- _CHALLENGE_
Copy out all lines in the data below containing the string "matplotlib".

[Start of RAW DATA]

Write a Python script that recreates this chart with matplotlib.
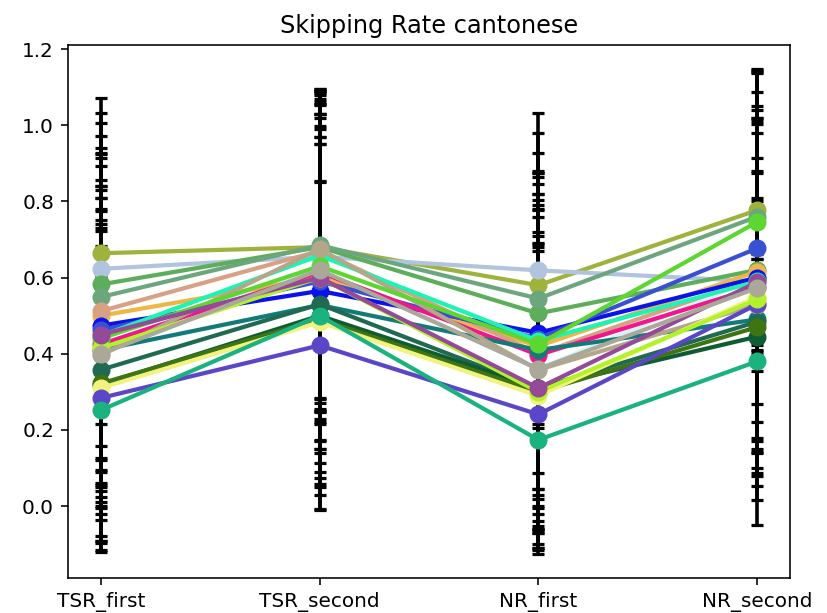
import matplotlib
matplotlib.use("Agg")
import matplotlib.pyplot as plt
import numpy as np

conditions = ["TSR_first", "TSR_second", "NR_first", "NR_second"]

# one row per speaker: mean skipping rate in each condition
means = [
    [0.450, 0.620, 0.360, 0.600],
    [0.664, 0.680, 0.580, 0.777],
    [0.623, 0.655, 0.619, 0.590],
    [0.582, 0.680, 0.506, 0.620],
    [0.549, 0.685, 0.545, 0.760],
    [0.500, 0.600, 0.420, 0.616],
    [0.512, 0.670, 0.400, 0.600],
    [0.474, 0.565, 0.455, 0.600],
    [0.462, 0.590, 0.440, 0.677],
    [0.447, 0.658, 0.434, 0.590],
    [0.425, 0.614, 0.397, 0.575],
    [0.410, 0.528, 0.410, 0.490],
    [0.396, 0.675, 0.358, 0.529],
    [0.358, 0.530, 0.309, 0.484],
    [0.319, 0.500, 0.310, 0.445],
    [0.322, 0.491, 0.300, 0.470],
    [0.310, 0.483, 0.290, 0.550],
    [0.284, 0.422, 0.241, 0.530],
    [0.252, 0.500, 0.174, 0.380],
    [0.440, 0.630, 0.425, 0.746],
    [0.415, 0.600, 0.300, 0.543],
    [0.450, 0.600, 0.310, 0.588],
    [0.400, 0.620, 0.360, 0.573],
]

# standard deviations matching the rows above
errors = [
    [0.330, 0.470, 0.400, 0.420],
    [0.408, 0.400, 0.400, 0.370],
    [0.408, 0.440, 0.414, 0.420],
    [0.423, 0.410, 0.420, 0.400],
    [0.422, 0.400, 0.330, 0.380],
    [0.440, 0.430, 0.400, 0.530],
    [0.416, 0.420, 0.420, 0.450],
    [0.450, 0.490, 0.410, 0.200],
    [0.452, 0.440, 0.440, 0.410],
    [0.447, 0.410, 0.440, 0.450],
    [0.431, 0.440, 0.450, 0.200],
    [0.431, 0.470, 0.380, 0.390],
    [0.433, 0.420, 0.420, 0.450],
    [0.450, 0.440, 0.380, 0.430],
    [0.410, 0.470, 0.370, 0.430],
    [0.400, 0.500, 0.370, 0.080],
    [0.430, 0.370, 0.400, 0.100],
    [0.400, 0.430, 0.366, 0.120],
    [0.350, 0.450, 0.290, 0.430],
    [0.400, 0.400, 0.380, 0.390],
    [0.360, 0.460, 0.410, 0.120],
    [0.360, 0.350, 0.410, 0.100],
    [0.350, 0.400, 0.420, 0.430],
]

colors = [
    "#d4f2f6", "#9fb23c", "#b0c4de", "#5cae5a", "#6ca67e", "#f0b545",
    "#d9a184", "#0b12ec", "#3a50d2", "#1ff2b2", "#f2168c", "#137a7a",
    "#b3a689", "#206a52", "#0f5c34", "#3f7412", "#f2f27e", "#5b45c9",
    "#1ab27f", "#5ed632", "#b3f22a", "#944a98", "#aaa898",
]

fig = plt.figure(figsize=(827 / 144, 613 / 144), dpi=144)
ax = fig.add_axes([68 / 827, 1 - 578 / 613, (790 - 68) / 827, (578 - 45) / 613])

x = np.arange(len(conditions))

for m, e in zip(means, errors):
    ax.errorbar(x, m, yerr=e, fmt="none", ecolor="black", elinewidth=1.8,
                capsize=3, capthick=1.6, zorder=1)

for m, c in zip(means, colors):
    ax.plot(x, m, "-o", color=c, linewidth=2.1, markersize=8, zorder=2)

ax.set_xticks(x)
ax.set_xticklabels(conditions)
ax.set_title("Skipping Rate cantonese")

fig.savefig("out.png", dpi=144)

[End of RAW DATA]

- _ANSWER FOR THE TASK_
Write a Python script that recreates this chart with matplotlib.
import matplotlib
matplotlib.use("Agg")
import matplotlib.pyplot as plt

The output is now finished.